The C$5.5 billion ($5.4 billion) Northern Gateway would run 1,177 km (731 miles) from oil-rich Alberta across the Rocky Mountains to Kitimat on British Columbia’s Pacific Coast. At Kitimat, the oil would be loaded on supertankers and shipped to the Pacific.
Canada’s Conservative government strongly backs the pipeline, which it says would help diversify exports away from the dominant U.S. market. But greens and some aboriginal bands oppose the pipeline on the grounds that a spill either on land or at sea would be disastrous.
Enbridge says it will give aboriginal bands 10 percent of equity in the project and C$1 billion of community development money in exchange for support. It says this would help provide much-needed jobs in often remote and impoverished communities.
The firm was embarrassed last month when its sole public deal with a native group along the route of the proposed pipeline collapsed. The failure prompted some industry observers to predict Enbridge might have to sweeten its offer.
“We think the financial package we’re offering is very, very strong, so we don’t have any intent (or) consideration on changing that,” Daniel told Reuters in a 25-minute interview during a business trip to Beijing.
As part of a regulatory process, Enbridge needs to consult with a total of 45 native communities along the proposed route. Daniels said he hoped to have the support of two-thirds of the bands by the middle of 2012.
Daniel said Enbridge was prepared to look again at the routing and cited an earlier plan to run the pipeline to Prince Rupert on the Pacific Coast, which the firm abandoned because it would run parallel to a major river.
“We will relook at (Prince) Rupert, we will do whatever we can to find the best solution for Canada, but our information and our engineering studies and environmental studies suggest that Kitimat is the best location,” he said.
The firm estimates the regulatory process -- which began last month -- will last two years and construction of the pipeline will take another three years. Critics say this is optimistic and cite the likelihood of court challenges.

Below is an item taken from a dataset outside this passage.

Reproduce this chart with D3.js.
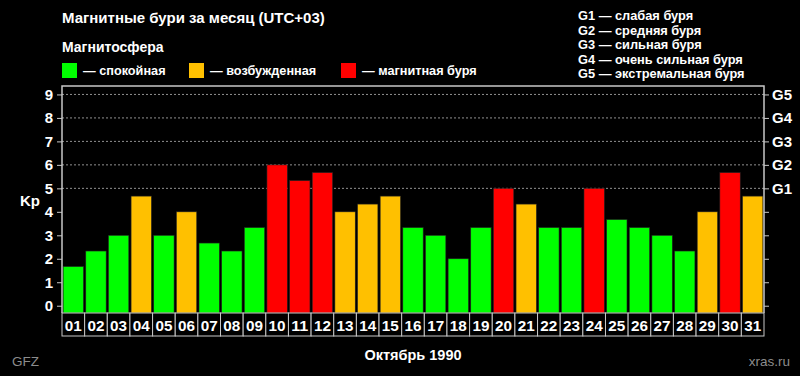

Daniel dismissed the suggestion that regulatory delays and court action could kill off the pipeline.
“I can’t imagine that scenario based on current fundamentals of significantly growing demand in China and significantly growing supply in Canada,” he said.
As much as half of the initial planned flow of 550,000 barrels a day would probably go to China, with the rest split between Asian markets such as Japan, South Korea and Singapore.
China has already made clear it is very interested in importing Canadian crude to fuel its booming economy. In the last seven months alone Chinese firms have bought more than C$5.5 billion worth of Canada energy assets.
“The main point that has been made to me ... is that China very anxiously wants to diversify its supply of crude oil (away from the Middle East),” said Daniel.
The Enbridge chief also said he did not know when he might get enough commitments from shippers to make it worthwhile to reverse the flow of the firm’s Line 9 to allow Quebec and Atlantic Canadian refineries access to western crude.
Daniel said it was too early to predict the results of the open season for shippers to reserve space on the Flanagan South and Seaway pipelines, both of which will be reversed.
“We’re very optimistic,” he said. The open season ends on Feb 10 and it will take two weeks to produce final results.